4. Count every pound in, and every penny out

We're all used to those regular budget/forecast meetings where the focus is on sales and revenue, and quite right in terms of maintaining focus and momentum on the money coming into the business.

Once people related costs had been looked at the attention then turned to other outgoings. Rent got very prompt attention, and to varying levels of success depending on the landlord. It then got down to the long tail - i.e those many seemingly insignificant costs that were actually far from insignificant when added together.

I know of many agencies that have saved thousands of pounds by cancelling subscriptions and cutting back/tightening up on freelance/external support costs, I've heard one agency owner talking about the way his business spent money being 'like the wild bloody west'. In truth he was exaggerating but it did get sorted quickly and there are now some very strict processes in place to manage the approval of the spending of the business's money.

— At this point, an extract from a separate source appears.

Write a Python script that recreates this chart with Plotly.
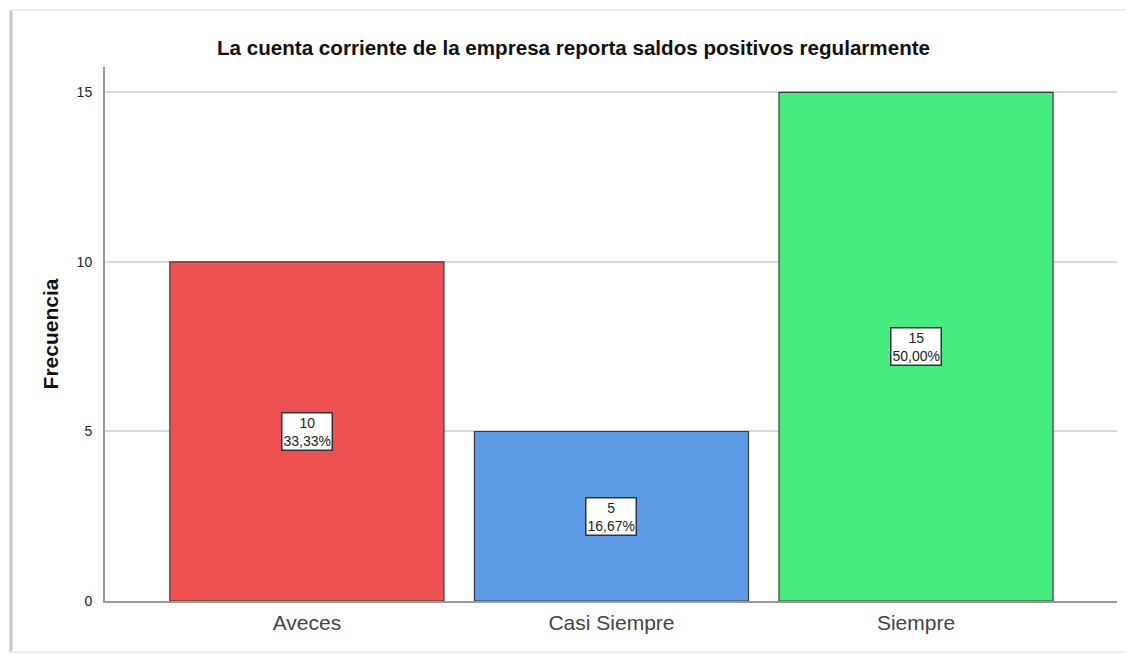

5. Have a concrete and deliverable marketing strategy and plan

And then there's marketing. The irony here is if you've got the aforementioned clarity around what you do and who you do it for, the marketing becomes relatively easy. However, if you don't, you're therefore potentially in the territory of doing anything for anyone, then your marketing is very, very problematic.

Either way, not many agencies have a working and effective marketing strategy and plan in place. And unfortunately it's not possible to turn it on like a tap, it takes time, consistency and effort for it to genuinely work.

I've seen marketing performance improve significantly over the last 5 months or so for those agencies who were 'on it' pre-lockdown. Those starting from scratch are making slow progress, but it is progress nonetheless.

6. Stay in control, it's a nice place to be

One final realisation is that having much tighter control of, and confidence in, the direction of the business, the quality of work, the team and their performance as well as the money coming in and going out, is incredibly satisfying and rewarding - not to mention helps you sleep at night. And what's not to like about that?